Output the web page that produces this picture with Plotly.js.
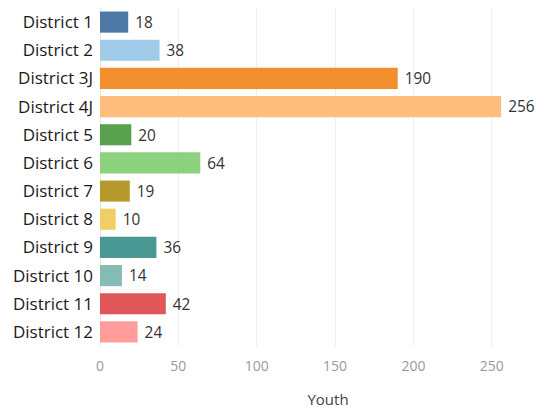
<!DOCTYPE html>
<html><head><meta charset="utf-8">
<script src="https://cdn.plot.ly/plotly-3.0.1.min.js"></script>
<style>html,body{margin:0;padding:0;background:#fff}#chart{width:556px;height:409px}</style>
</head><body><div id="chart"></div>
<script>
const districts = ["District 1","District 2","District 3J","District 4J","District 5","District 6","District 7","District 8","District 9","District 10","District 11","District 12"];
const youth = [18,38,190,256,20,64,19,10,36,14,42,24];
const colors = ["#4e79a7","#a0cbe8","#f28e2b","#ffbe7d","#59a14f","#8cd17d","#b6992d","#f1ce63","#499894","#86bcb6","#e15759","#ff9d9a"];
const xTicks = [0,50,100,150,200,250];

Plotly.newPlot("chart", [{
  type: "bar", orientation: "h",
  y: districts, x: youth,
  marker: {color: colors},
  texttemplate: " %{x}", textposition: "outside",
  textfont: {family: "'Open Sans', sans-serif", size: 16, color: "#333"},
  cliponaxis: false, hoverinfo: "none"
}], {
  width: 556, height: 409,
  margin: {l: 100, r: 0, t: 8, b: 63},
  paper_bgcolor: "#fff", plot_bgcolor: "#fff",
  bargap: 0.25,
  showlegend: false,
  font: {family: "'Open Sans', sans-serif"},
  xaxis: {
    range: [0, 291], tickvals: xTicks, ticktext: xTicks.map(String),
    showgrid: true, gridcolor: "#eeeeee", gridwidth: 1,
    zeroline: true, zerolinecolor: "#e6e6e6",
    showline: false, ticks: "",
    tickfont: {size: 14, color: "#999"},
    ticklabelstandoff: 10,
    title: {text: "Youth", font: {size: 15, color: "#444"}, standoff: 22},
    fixedrange: true
  },
  yaxis: {
    autorange: "reversed", type: "category",
    showgrid: false, zeroline: false, showline: false, ticks: "",
    tickfont: {size: 17, color: "#1a1a1a"},
    ticklabelstandoff: 6,
    fixedrange: true
  }
}, {displayModeBar: false, staticPlot: true});
</script></body></html>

Stated problem
Return nothing but the lines running from the start of the data to the line with "const xTicks = [0,50,100,150,200,250];", please, both ends included and no pictures.

Correct response
Output the web page that produces this picture with Plotly.js.
<!DOCTYPE html>
<html><head><meta charset="utf-8">
<script src="https://cdn.plot.ly/plotly-3.0.1.min.js"></script>
<style>html,body{margin:0;padding:0;background:#fff}#chart{width:556px;height:409px}</style>
</head><body><div id="chart"></div>
<script>
const districts = ["District 1","District 2","District 3J","District 4J","District 5","District 6","District 7","District 8","District 9","District 10","District 11","District 12"];
const youth = [18,38,190,256,20,64,19,10,36,14,42,24];
const colors = ["#4e79a7","#a0cbe8","#f28e2b","#ffbe7d","#59a14f","#8cd17d","#b6992d","#f1ce63","#499894","#86bcb6","#e15759","#ff9d9a"];
const xTicks = [0,50,100,150,200,250];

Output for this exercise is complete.